Sydney Morning Herald

Saturday April 2, 2005

Alan Saunders

A pinch of parmesan, a whiff of dust, an ache for a little cake - we each have our own remembrance of things Proust.

If you haven't read Marcel Proust's A la recherche du temps perdu...

well, if you haven't read it, you have my complete sympathy, actually. It's not

as though I've read it. And you might be pleased to know that, if you are sans French, there's now another excuse for not having read it. It comes in the form of a new translation. The recently published English version is the work of several hands, whereas the earlier one was the work of a single pair of hands revised subsequently by another translator and then, a few years later, by another. As far as I'm concerned, this means there are now four translations, so the new excuse for not having read Proust is that you can't make up your mind which one to read.

(I might not do recipes in this column, but I do like to be helpful when I can.)

But I digress, and I haven't even started properly. If you haven't read Marcel Proust's A la recherche du temps perdu, you have nonetheless probably absorbed by some sort of cultural osmosis the famous madeleine scene. It's just a small, round cake made with sugar, flour, melted butter and eggs, but it found literary fame when Proust's hero tasted one dipped in a limeflower tisane and it all came flooding back - all his childhood, all his past, all the lost time. So what tastes, I wonder, might my madeleine be? What flavours would recover a forgotten world for me?

I started thinking about this a few weeks ago when I was on a panel chaired by the novelist Marion Halligan at a public forum held at Manning Clark House in Canberra. Sadly, I decided that my most evocatively Proustian sensations were not tastes but smells, and the smells were not of food. There's a certain furniture polish, for example, whose smell takes me straight back to a room at ANU in the early '80s.

Or there's the strange aroma that is, I think, electronically heated dust, which you can smell at the rear of a certain cinema complex in Sydney.

It immediately transports me to the London Underground.

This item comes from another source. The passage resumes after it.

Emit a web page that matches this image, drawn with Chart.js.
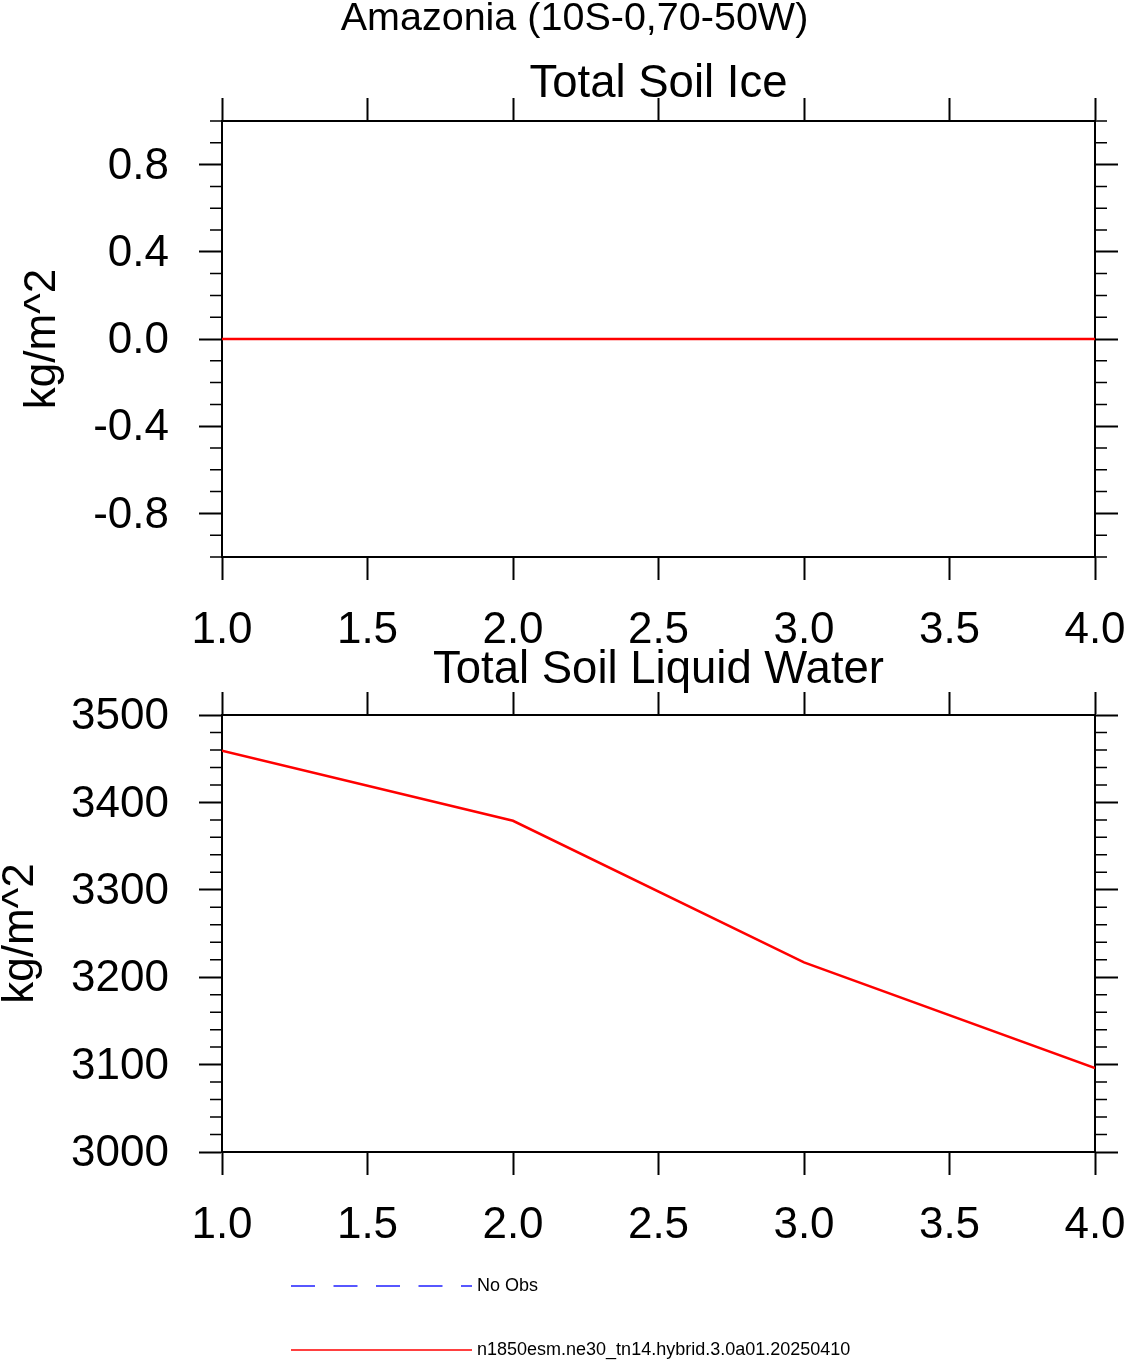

The point of these smells, though, is that they're rare. If I smelt them every day, they would inevitably lose their evocative power. It's the same with food: if Marcel had carried on eating madeleines like the madeleines of his childhood, madeleines would no longer spell childhood to him.

Of course, the best way of losing track of the food of your childhood - thus enabling it to maintain its emotional potency - is to go far, far away from it. My favourite example of a man for whom food conjures up all that he has lost is Ben Gunn from Treasure Island, that dark and shaggy figure marooned for years on a desert island and dreaming not of sex or booze but of food. He's been living on goats, berries and oysters, which doesn't seem like a bad diet, but it's not what he wants: "You mightn't happen to have a piece of cheese about you, now?" he says to Jim Hawkins. "Well, many's the long night I've dreamed of cheese - toasted, mostly - and woke up again, and here I were."

The great thing about this is that you couldn't think of anything less likely to be found on a desert island than English cheese. Yes, there were goats on the island and where there are goats there must be milk, so Ben Gunn could've made his own cheese. But it wouldn't be an English cheese, would it? A great, hard, golden cartwheel of a cheese. For Gunn, cheddar would have been the taste of home, and melted cheddar would be everything that he couldn't get on his island. (Curiously, though, Dr Livesy, one of Jim's shipmates who never takes snuff, keeps a bit of parmesan in his snuffbox: "A cheese made in Italy, very nutritious".)

It's all over now, though. There are few desert islands left on the globe where there isn't a Club Med with a restaurant offering a selection of cheeses of the world. Which is one reason why Proustian moments seem doomed to become ever more rare. If everything is always available, nothing is evocative.